La métamorphose des cloportes
On l’a tous vécu. On y est tous passé.
Cette fameuse nuit, cette étrange soirée qui fait de nous des hommes (ou des femmes, si tu pisses assis). Cette soirée qui pue l’été à plein pif. Ces flammes gigantesques qui embrasent tes cahiers, tes bouquins d’histoire, tes stylos à la con, tout ! Ta putain d’année scolaire brûlant dans un immense feu de joie. Ce fameux soir où tu balances ton sac cradingue aux orties. La soirée d’adieu de l’enseignement secondaire et le pot d’accueil de l’enseignement supérieur.
La nuit de tous les dangers, mon pote !
On dit au revoir à ses vieux amis, ces copains qui te suivent depuis la primaire, avec qui on a grandi, avec qui on s’est battu, avec qui on s’est marré. Ces potes qui ont allumé ta première clope, ton premier bédo, qui ont débouché ta première bouteille de pinard et qui t’ont aidé à la vomir. C’est ces mecs-là que t’abandonnent. Ces mecs qui se cassent en Lettres, en Langues, en Sciences, en BTS bidule ou même en Psycho comme une vulgaire gonzesse dépressive. Ces potes qui te laissent le cul par terre, les yeux plein de brume et ton enfance au fond de la poche comme une vieille pièce de monnaie usée par le temps.
Alors cette soirée mec, tu ne vas sûrement pas la louper.

Surtout que ce soir on a fait le plein à la casbah d’une quelconque connaissance en or massif. Et que t’es invité ! C’est rempli à ras la gueule d’alcools en tout genres: De la binouze à 18 degrés pour les créteux du coin au rosé pamplemousse pour pucelles au foie en rodage. Des produits stupéfiants franchement stupéfiants : de la boulette de Teuteuh d’Abdel les yeux rouges aux champis psychotropes made in bouses de meumeuh Aveyronnaise, en passant par les ecstas bondissants du grand frère de ton meilleur pote.
Pleine à craquer, la casa !
Sans parler du panaché de meufs « United colors of Benetton » qui viennent chercher la même chose que toi. Des petits paniers garnis à ras bord de dentelles fines et de phéromones parfumées au patchouli qui se trimbalent en sautillant devant ton pif aux aguets. Ces filles prêtes à toutes les conneries, à tous les excès, lâchant la bride à leurs envies et faisant péter ce putain de sous-tif beaucoup trop serré. Une soirée d’essai. Une nuit pour du beurre avant de se racheter une personnalité toute neuve, un petit air trop sérieux à promener dans les amphis de Psycho surchargés.
C’est LA soirée de ta jeune vie ! Celle qui te fera rentrer du côté des grands. L’adieu libérateur et goguenard fait à ton enfance au milieu d’un bol de punch surdosé en rhum et un épais nuage cannabique.

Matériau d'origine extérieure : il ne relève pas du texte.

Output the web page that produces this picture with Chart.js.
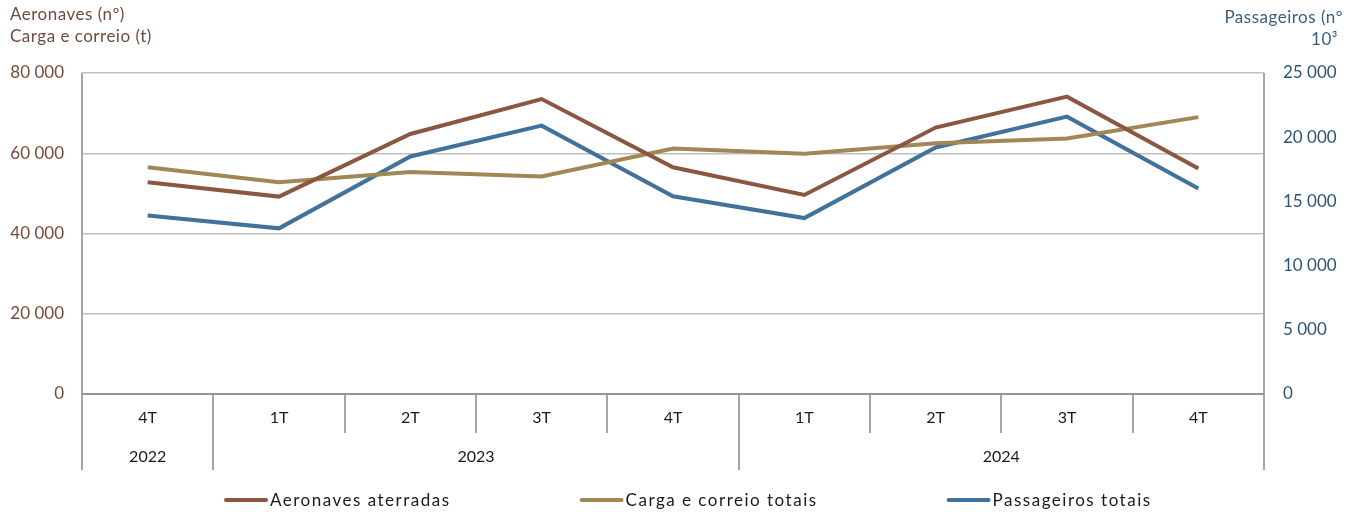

C’est cette soirée que Seth, Evan et Fogell alias McLovin ne veulent rater sous aucun prétexte. Se dépuceler avant de rentrer à l’université, comme le rite adolescent suprême, le passage d’un monde à un autre. Mais pour passer dans la galaxie des dépucelés, passer du monde des croyants à celui des pratiquants, il faudra déjouer les pièges de la morale castratrice, de ces couillons d’adultes puritains et de deux flics complètement rincés.
Trois ados, trois individualités, trois façons différentes de regarder sous les jupes des filles.
Une fable trash et bas du front, un humour qui frappe fort sous la ceinture et qui tâche le slip. La délicate transition de l’enfance à l’âge adulte détruite à grands coups de masse et broyée au rouleau compresseur. Le doux romantisme de la première fois tant redouté est jeté en pâture à la grossièreté assumée du gros Rogen. La Apatow Team investit le Teen Movie et lui fait pousser du poil sur les couilles.
La tranquille métamorphose de la chenille aux genoux cagneux et à la libido tourmentée en Papillon boiteux, aussi con que la veille, mais un peu moins puceau.